Конечно, ее письмо — вовсе не отклик на «Воспоминания…». Мне думается, что знакомство с мемуарными очерками, посвященными М.К. Азадовскому, лишь обострило размышления Сарры Владимировны над тем, что ее тогда тревожило и волновало, и она просто воспользовалась случаем, чтобы изложить на бумаге, прочертить пунктиром несколько своих выстраданных мыслей, которые вольются затем в ее собственные воспоминания.
Проблема, затронутая в публикуемом письме, — болевая точка в сознании многих (далеко не всех, разумеется) бывших советских граждан. Разговор о совокупной вине, о «соучастии» всех и каждого, о всеобщем национальном позоре еще только начинается в России. Человек умный и совестливый, кому выпало жить «при социализме», испытывает потребность в откровенной речи; оглядываясь назад и желая увидеть себя и свою эпоху в истинном свете, он испытывает потребность «высказаться». Тем более — архивист-историк, ясно понимающий, что такое записки современника и очевидца. Подобно многим, С.В. Житомирская в последние годы жизни пыталась, как видно, сказать о том, что просилось наружу, — о трагической участи своего поколения, надорвавшегося во внутренней борьбе с «режимом». Она обозначила эту тему предельно точно и судила (в том числе и саму себя) без обиняков: беспощадно и трезво.
1) Житомирская С. М.К. Азадовский — историк декабризма // Азадовский М.К. Страницы истории декабризма. Кн. 1. Иркутск, 1991. С. 51.
2) Декабристы. Новые материалы / Под ред. М.К. Азадовского. М., 1955.
3) Воспоминания о М.К. Азадовском / Сост., предисл., примеч. И.З. Ярневского. Иркутск, 1996. Об этой книге см.: Мельц М. Ученый, педагог, гражданин // Живая старина. 1997. № 1. С. 53; Фоняков И. <рец.> // Нева. 1997. № 7. С. 203—204; Арьев А. Воспоминания о М.К. Азадовском // Новый мир. 1997. № 11. С. 241—243.
4) См.: Иванов С. Недоступная книга. Тираж воспоминаний о замечательном ученом арестован в типографии // Независимая газета. 1996. № 231. 7 декабря. С. 7.

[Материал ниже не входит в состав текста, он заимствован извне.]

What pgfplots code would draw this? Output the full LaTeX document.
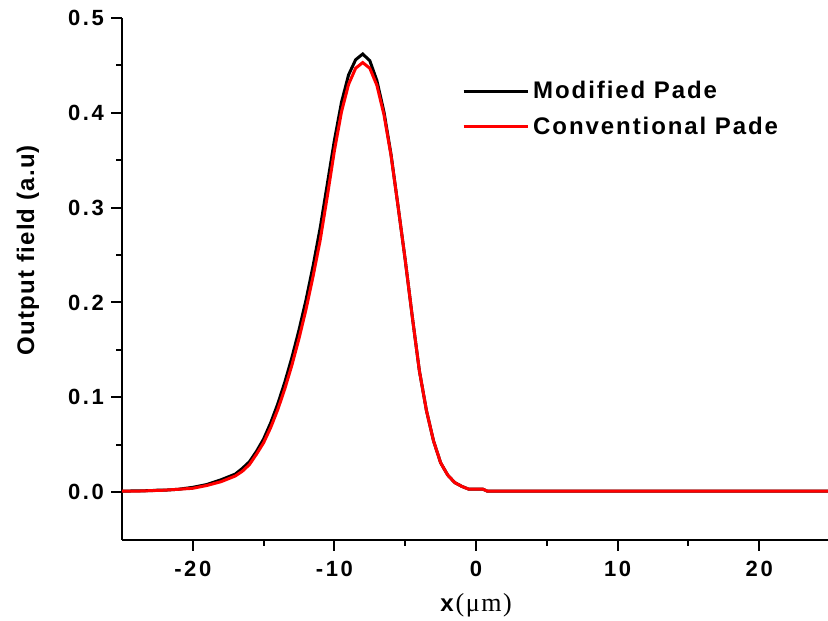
\documentclass[border=0pt]{standalone}
\usepackage{fontspec}
\setmainfont{Liberation Sans}
\newfontfamily\tickfont[LetterSpace=12]{Liberation Sans}
\newfontfamily\legfont[LetterSpace=8]{Liberation Sans}
\newfontfamily\labfont[LetterSpace=5]{Liberation Sans}
\newfontfamily\seriffont[LetterSpace=6]{Liberation Serif}
\usepackage{pgfplots}
\pgfplotsset{compat=1.18}
\begin{document}
\begin{tikzpicture}
\begin{axis}[
  at={(61pt,40.25pt)}, anchor=south west,
  scale only axis, width=354pt, height=260.75pt,
  xmin=-25, xmax=25, ymin=-0.05, ymax=0.5,
  axis lines*=left,
  axis line style={line width=1pt},
  xtick={-20,-10,0,10,20}, ytick={0,0.1,0.2,0.3,0.4,0.5},
  minor x tick num=1, minor y tick num=1,
  tick align=outside,
  major tick length=5.5pt, minor tick length=3pt,
  every tick/.style={black, line width=1pt},
  /pgf/number format/assume math mode=true,
  yticklabel style={/pgf/number format/.cd, fixed, fixed zerofill, precision=1},
  xticklabel style={yshift=-2pt},
  tick label style={font=\tickfont\bfseries\fontsize{11}{13}\selectfont},
  every axis y label/.style={at={(axis description cs:-0.133,0.555)}, rotate=90, anchor=center},
  every axis x label/.style={at={(axis description cs:0.5,-0.126)}, anchor=center},
  ylabel={\labfont\bfseries\fontsize{12}{14}\selectfont Output field (a.u)},
  xlabel={{\bfseries\fontsize{12}{14}\selectfont x}\hspace{1pt}{\seriffont\fontsize{13}{15}\selectfont(μm)}},
  legend style={draw=none, fill=none, at={(axis description cs:0.48,0.887)}, anchor=north west,
    font=\legfont\bfseries\fontsize{12}{14}\selectfont, row sep=3.5pt, inner sep=0pt, cells={anchor=west}},
  legend image code/.code={\draw[#1] (0pt,0pt) -- (32pt,0pt);},
  clip=false,
]
\addplot[black, line width=1.5pt] coordinates {
(-25,0.001) (-23,0.0015) (-22.5,0.002) (-22,0.002) (-21,0.003) (-20,0.005) (-19,0.008)
(-18,0.013) (-17,0.019) (-16.5,0.025) (-16,0.032) (-15.5,0.043) (-15,0.056) (-14.5,0.073)
(-14,0.093) (-13.5,0.116) (-13,0.142) (-12.5,0.171) (-12,0.203) (-11.5,0.239) (-11,0.279)
(-10.5,0.325) (-10,0.371) (-9.5,0.411) (-9,0.440) (-8.5,0.456) (-8,0.462) (-7.5,0.455)
(-7,0.434) (-6.5,0.401) (-6,0.356) (-5.5,0.301) (-5,0.245) (-4.5,0.185) (-4,0.128)
(-3.5,0.086) (-3,0.054) (-2.5,0.031) (-2,0.018) (-1.5,0.010) (-1,0.006) (-0.5,0.003)
(0,0.003) (0.5,0.003) (0.8,0.001) (25,0.001)
};
\addlegendentry{Modified Pade}
\addplot[red, line width=1.5pt] coordinates {
(-25,0.001) (-24,0.001) (-23,0.0015) (-22,0.002) (-21,0.003) (-20,0.004) (-19,0.007)
(-18,0.011) (-17,0.017) (-16.5,0.022) (-16,0.029) (-15.5,0.040) (-15,0.052) (-14.5,0.068)
(-14,0.087) (-13.5,0.109) (-13,0.134) (-12.5,0.162) (-12,0.193) (-11.5,0.228) (-11,0.266)
(-10.5,0.312) (-10,0.360) (-9.5,0.401) (-9,0.430) (-8.5,0.447) (-8,0.453) (-7.5,0.447)
(-7,0.429) (-6.5,0.398) (-6,0.355) (-5.5,0.301) (-5,0.245) (-4.5,0.185) (-4,0.128)
(-3.5,0.086) (-3,0.054) (-2.5,0.031) (-2,0.018) (-1.5,0.010) (-1,0.006) (-0.5,0.003)
(0,0.003) (0.5,0.003) (0.8,0.001) (25,0.001)
};
\addlegendentry{Conventional Pade}
\end{axis}
\pgfresetboundingbox
\useasboundingbox (0,0) rectangle (414pt,310pt);
\end{tikzpicture}
\end{document}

5) См.: Житомирская С.В. Конец сюжета (Вокруг архива М.А. Булгакова) // НЛО. 1999. № 38. С. 212—229. Житомирская С.В. В условиях несвободы (Из записок архивиста) // Тыняновский сб. Вып. 11. Девятые Тыняновские чтения. Исследования. Материалы. М., 2002. С. 811–842. Готовится к изданию полный текст «Воспоминаний».
6) Ср. с близким по духу фрагментом из мемуаров С. Житомирской: В условиях несвободы (Из записок архивиста) // Тыняновский сборник. Вып. 11. М.: ОГИ, 2002. С. 813—814.